Farklı grupsal örgütlenmelerden birinin başını çeken Fuat Efendi, köyü olan Aytotoro’ya gidip köyüne katkı verme adına Londra’da yaşayan köylülerini bularak onları da ikna eder. Hatta maddi gücü olmayanların Londra- Ankara tren biletlerini de keser.

Fuat Efendi, Kıbrıs’a gelme kararını nasıl aldığını şu ifadelerle anlatır: “Gazetede doktorun hanımı ve çocuklarının öldürüldüğünü gördüğümde çok kötü olmuştum. Ağlardım. Dedim hanıma, “Ben Kıbrıs’a gideceğim.” Hanım bana gidemeyeceğimi, 4 çocuğumu orada bırakamayacağımı söyledi.”

Kararından sonra cemiyete giderek o dönemin sorumlusu olan Erdal Onurhan’a müracaat eder. Erdal Onurhan’ın da içinde bulunduğu ilk kafileye dahil olduklarını anlatan Fuat Efendi, asker olduğu İngiliz Ordusu’ndan firar ederek Kıbrıs yolculuğuna başlar.

Londra’dan İstanbul’a ve sonrasında İstanbul’dan Ankara’ya trenle vardıklarında bir öğrenci yurduna yerleştirilen Londra’dan gelenler Zir Kampı’nda 1 aylık eğitime tabi tutuldular.

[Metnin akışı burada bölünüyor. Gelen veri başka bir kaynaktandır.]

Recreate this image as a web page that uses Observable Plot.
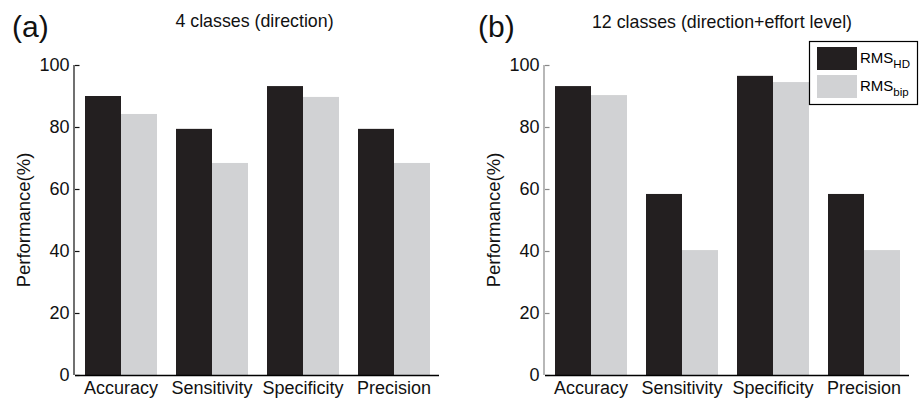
<!DOCTYPE html>
<html><head><meta charset="utf-8">
<script src="https://cdn.jsdelivr.net/npm/d3@7"></script>
<script src="https://cdn.jsdelivr.net/npm/@observablehq/plot@0.6"></script>
<style>
body{margin:0;background:#fff;}
#wrap{position:relative;width:921px;height:400px;font-family:"Liberation Sans",Arial,Helvetica,sans-serif;font-style:normal;}
#wrap > svg, #wrap > figure{position:absolute;top:0;margin:0;}
#wrap text{font-style:normal;}
</style></head><body><div id="wrap"></div>
<script>
const metrics = ["Accuracy", "Sensitivity", "Specificity", "Precision"];
const seriesNames = ["RMS_HD", "RMS_bip"];
const hd4 = [90.0, 79.4, 93.2, 79.4];
const bip4 = [84.2, 68.4, 89.7, 68.4];
const hd12 = [93.2, 58.4, 96.5, 58.4];
const bip12 = [90.3, 40.3, 94.5, 40.3];
const yTicks = [0, 20, 40, 60, 80, 100];
const colors = ["#231f20", "#d1d2d4"];
const titles = ["4 classes (direction)", "12 classes (direction+effort level)"];
const letters = ["(a)", "(b)"];
const yLabel = "Performance(%)";

const FONT = '"Liberation Sans", Arial, Helvetica, sans-serif';
const wrap = document.getElementById("wrap");

function rowsOf(hd, bip) {
  const rows = [];
  metrics.forEach((m, i) => {
    rows.push({metric: m, series: seriesNames[0], value: hd[i]});
    rows.push({metric: m, series: seriesNames[1], value: bip[i]});
  });
  return rows;
}

const panels = [];
function panel(hd, bip, {left, marginLeft, marginRight, axisColor}) {
  const chart = Plot.plot({
    width: 460, height: 400,
    marginLeft, marginRight, marginTop: 65, marginBottom: 25,
    style: {fontFamily: FONT, fontSize: "18px", color: "#000", background: "transparent", overflow: "visible"},
    fx: {domain: metrics, padding: 0, label: null},
    x: {domain: seriesNames, paddingInner: 0, paddingOuter: 0.25, axis: null},
    y: {domain: [0, 100], ticks: yTicks},
    color: {domain: seriesNames, range: colors},
    marks: [
      Plot.barY(rowsOf(hd, bip), {fx: "metric", x: "series", y: "value", fill: "series"}),
      Plot.axisY({ticks: yTicks, tickSize: -4.5, tickPadding: 10.5, stroke: axisColor, strokeWidth: 1.2,
        label: null, fill: "#111"}),
      Plot.ruleY([0], {stroke: "#000", strokeWidth: 1.3}),
      Plot.axisFx({anchor: "bottom", tickSize: 0, tickPadding: 6, label: null, fill: "#111"})
    ]
  });
  chart.style.left = left + "px";
  wrap.appendChild(chart);
  panels.push({chart, left, marginLeft, marginRight, axisColor});
}

panel(hd4, bip4, {left: 0, marginLeft: 74, marginRight: 20, axisColor: "#111"});
panel(hd12, bip12, {left: 461, marginLeft: 83, marginRight: 11, axisColor: "#888"});

// annotations: axis lines, y labels, panel letters, titles, legend
const svg = d3.select(wrap).append("svg")
  .attr("width", 921).attr("height", 400)
  .style("left", "0px").style("pointer-events", "none")
  .style("font-family", FONT).style("font-style", "normal");

const titlePos = [[254.5, 27], [722, 28]];
const letterPos = [[12, 37], [478, 37]];
panels.forEach((p, i) => {
  const y = p.chart.scale("y");
  const y0 = y.apply(0), y1 = y.apply(100);
  const ax = p.left + p.marginLeft;
  svg.append("line").attr("x1", ax).attr("x2", ax).attr("y1", y0).attr("y2", y1)
    .attr("stroke", p.axisColor).attr("stroke-width", 1.2);
  svg.append("text").attr("transform", `translate(${ax - 44},${(y0 + y1) / 2}) rotate(-90)`)
    .attr("text-anchor", "middle").attr("font-size", 18.5).attr("fill", "#111").text(yLabel);
  svg.append("text").attr("x", titlePos[i][0]).attr("y", titlePos[i][1])
    .attr("text-anchor", "middle").attr("font-size", 17.8).attr("fill", "#111").text(titles[i]);
  svg.append("text").attr("x", letterPos[i][0]).attr("y", letterPos[i][1])
    .attr("font-size", 30).attr("fill", "#111").text(letters[i]);
});

const lg = svg.append("g").attr("transform", "translate(809.5,41.5)");
lg.append("rect").attr("width", 108).attr("height", 63).attr("fill", "#fff").attr("stroke", "#000").attr("stroke-width", 1.2);
seriesNames.forEach((s, i) => {
  const [base, sub] = s.split("_");
  lg.append("rect").attr("x", 7.5).attr("y", 5.5 + i * 28).attr("width", 40).attr("height", 23).attr("fill", colors[i]);
  const t = lg.append("text").attr("x", 50.5).attr("y", 21.5 + i * 28).attr("font-size", 15).attr("fill", "#000");
  t.append("tspan").text(base);
  t.append("tspan").attr("dy", 5).attr("font-size", 11.5).text(sub);
});
</script>
</body></html>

Ankara’da 1 ay eğitim aldıktan sonra çok dalgalı bir günde botlarla Erenköy’e vardıklarında ilginç bir tesadüfle karşılaşan Fuat Efendi’yi kayıktan omzuna alarak karaya çıkartan kişi konuşmasından onu tanıdı ve Fuat abi sen burada ne yapıyorsun diyerek suya attı.